The result is that the state-owned enterprise has obtained a one-off fee of $34.6 million while handing the investors a tax advantage in the United States.
The transaction is viewed by Dr Cullen as part and parcel of Transpower operating a successful business as a Government-owned entity. But its ethics, in helping people in another country to avoid tax, have been questioned by accounting academics, and the transaction itself described as "shonky".
What is also apparent is that the deal has clear implications for Waikato property owners affected by Transpower's planned transmission line upgrade. Their compensation must surely now include the potential value to the grid operator of a similar lease-back arrangement covering the North Island.
Dr Cullen's acceptance of the South Island transaction appears to have been viewed only from the shadowy morality of taxation rules. But hold on, as Attorney-General is not he also the Government's senior law officer, as well as a shareholding minister in Transpower?
The South Island power grid has its lines running in part through private properties. The right to convey through these properties in some places would have been obtained under the compulsory provisions of the Public Works Act. One could lay long odds against landowners ever having been informed of, or being requested to agree to, a lease-in, lease-out arrangement affecting the lines running through their property.
The secrecy of the transaction suggests that neither Transpower nor its shareholder, the Government, intended to tell the property owners what the lease terms might have entailed. Indeed, the silence of Transpower and the Attorney-General might imply that under the original instrument of acquisition, they were not entitled to be informed of the terms of the deal.
But, morally, shouldn't they be told anyway? Clearly, state powers of compulsory acquisition from private individuals helped create the now leased southern grid. And these property owners will not see a cent of the $34.6 million pocketed by Transpower.
Without further information from Transpower or the Government on the terms - including Transpower's right to convey electricity over private property in the South Island - it cannot be assessed whether the lease-in, lease-out transactions are legally "shonky" or not.
However, it is one thing for a state entity, in fulfilling obligations of electricity supply, to acquire rights by compulsion over private property in the public interest. It is another to, even temporarily, assign or lease to an investor (foreign, to boot), rights that were expected to be a solely dedicated state asset.
In many instances, Transpower's right to convey electricity and maintain the lines will be by way of easement over privately owned land. Leasing of the national grid suggests some dealing in those easement rights. Affected owners simply do not know what has been done with the rights that they have either been obliged to grant or had taken over their properties.
One message does stand out. Property owners affected by Transpower's planned North Island upgrade will not allow secret transactions over power lines passing through their land to be quite so simple.
They can reasonably expect to know to what extent a non-government entity has claim, even short-term, to the rights of conveyance of electricity and line maintenance that have been taken, compulsorily or not, for the benefit of a state undertaking.

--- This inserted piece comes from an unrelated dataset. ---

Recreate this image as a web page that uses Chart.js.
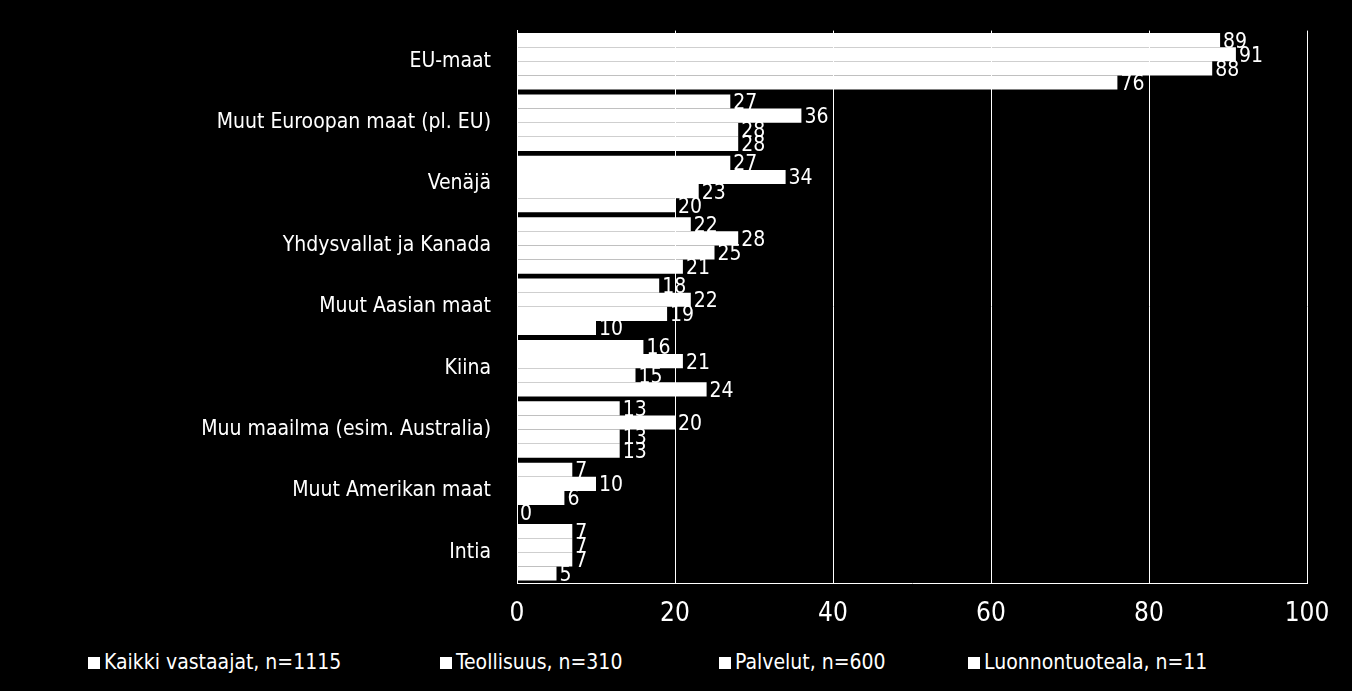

Even where these rights have been acquired by agreement with the landowner, a reasonable requirement would be that the nature of any change to those rights and the identity of an intended assignee, to be notified to, and in some instances possibly approved by, the property owner.
With the northern national grid upgrade affecting so many property owners, there is some confidence that Transpower, as a state enterprise, can be relied upon. But lease-in, lease-out transactions on undisclosed terms through a Cayman Islands intermediary are hardly reassuring.
If all participants in such transactions were solely in the private sphere, rigorous safeguards would be called for. Protection for the owners would inevitably be written into the granting of the rights to convey.
The oblique words of comfort from Dr Cullen that Transpower will continue to retain title to the national grid in the event of the private American investor becoming financially distressed will not suffice when it comes to Transpower seeking conveyance rights in the north.
The prospect of a similar leasing deal there looks like an attractive commercial option for Transpower, given the minister's approval. But for property owners, the creation of rights to convey electricity now confers another factor of value to Transpower in fixing compensation.
Any landowner contemplating conferring such rights should address any potential change, whether by leasing or otherwise, to non-government parties and the terms on which this should occur.
Transpower has threatened to use its compulsory powers under the Public Works Act to acquire the right to convey its transmission lines through private land. Now, however, lease-in, lease-out deals, whether ethically correct or not, will be brought into the contest.
Property owners, in claiming compensation, can point to a hitherto unrecognised item of value for transmission lines, which has been approved by the Deputy Prime Minister.
* Winston Marsh is a legal adviser to landowners affected by the proposed North Island power grid upgrade.